Zeitschrift

18. Januar 2022

Totes Feld (Teil3)

Rückblick: So endete Teil 2

Oliver

   Die Leinwand.

   Ich blieb abrupt stehen. Verwundert, staunend.

   Als ich gestern die Leinwand aufgestellt hatte, war sie leer gewesen. Jungfräulich, wie ich es bis zum ersten Pinselstrich immer nannte. Die Leinwand musste eigentlich vollständig weiß sein.

   Doch sie war es nicht. Etwas war darauf gemalt worden. 

   Einige Striche und Kreise. Zickzackformen. In schwarzer Farbe und mit ruhiger Hand.

   Jemand war hier gewesen. In meinem Haus.

   Vorhin, während ich Laufen war. 

   Oder in der Nacht, während ich geschlafen hatte.

   Mir wurde schlecht.

Teil 3

Oliver

   Ich hielt den Schürhaken des Kaminofens fest in der Hand, bereit, ihn im nächsten Augenblick als Waffe einzusetzen. Mit Anspannung und leiser Angst sah ich in allen Räumen nach. Niemand war hier. Anschließend schaute ich in alle Schränke und Schubladen. Nichts war durchwühlt oder durcheinandergebracht, nichts stand anders oder war zerstört, nichts fehlte. Selbst mein offen auf dem Sekretär liegendes Portemonnaie war nicht angerührt worden.

   War das denn zu glauben? Jemand war in mein Haus eingedrungen und hatte nichts mitgenommen, nichts gestohlen.

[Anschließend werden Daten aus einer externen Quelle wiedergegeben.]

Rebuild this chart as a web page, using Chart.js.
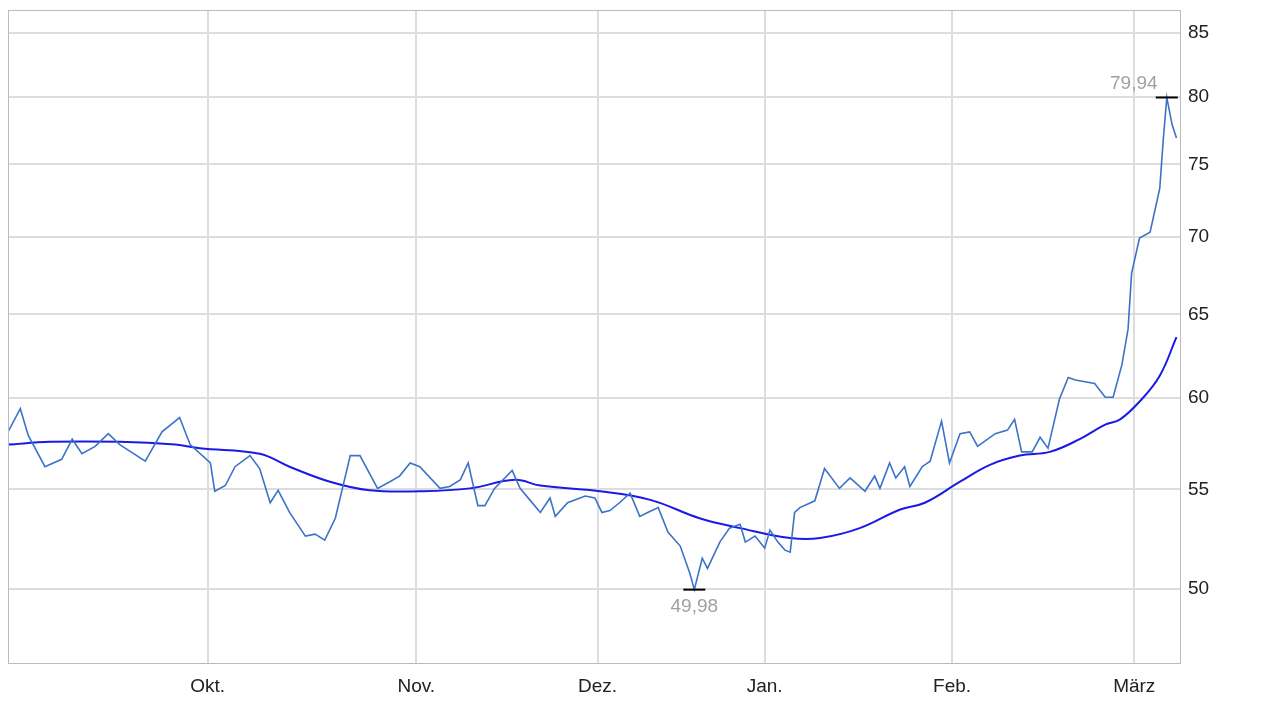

Alles, was der Eindringling getan hatte, war, ein wenig auf der Leinwand rum zu kritzeln. Das konnte doch nicht wahr sein.

   

   Ich untersuchte die Haustür, die Terrassentür und die Fenster. Keine Einbruchsspuren. Ich verwarf den Gedanken, die Polizei zu rufen. Was hätte ich den Bullen erzählen sollen? Dass jemand, ohne Spuren zu hinterlassen, in mein Haus eingedrungen war, nichts geklaut und nichts zu Bruch geschlagen, sondern lediglich eine Leinwand beschmiert hatte? Alles klar, Herr Bremser – aber ansonsten ist in Ihrem Kopf alles in Ordnung?

   Nein, dachte ich und hängte den Schürhaken zurück in die Kamingarnitur, gar nichts in meinem Kopf war in Ordnung. Ich ging ins Atelier, stellte mich vor die Staffelei und blickte auf die Leinwand. Drei Striche, zwei Kreise, zwei Zickzackformen. Die Formen standen weit genug auseinander, dass sie einander nicht berührten. Auf der Ablage der Staffelei lag ein Pinsel, an dessen Naturborsten getrocknete schwarze Ölfarbe klebte. Ich wusste, dass ich diesen Pinsel weder jemals benutzt, noch ihn dort abgelegt hatte. 

   Hatte ich das wirklich nicht?

   

   Verdammt, iIch wusste es nicht mit Sicherheit. Möglicherweise hatte ich den Pinsel aus der Tasche mit den unbenutzten Pinseln genommen, Farbe aufgetragen und die Formen gemalt. Die Sache war nur, dass ich mich daran nicht erinnerte. Litt ich etwa unter Amnesie? Ich hätte schwören können, dass ich nach dem Aufstellen der Leinwand gestern Abend nicht mehr im Atelier gewesen war.

   Vielleicht schlafwandelte ich ja. Vielleicht war ich hin und wieder nachts während des Schlafens unterwegs und tat Dinge, von denen ich nach dem Aufwachen nichts wusste. Was, wie ich wusste, vor allem bei Kindern und gelegentlich auch bei Jugendlichen vorkam. Dass Erwachsenen während des Tiefschlafs das Bett verließen, war nur sehr selten der Fall.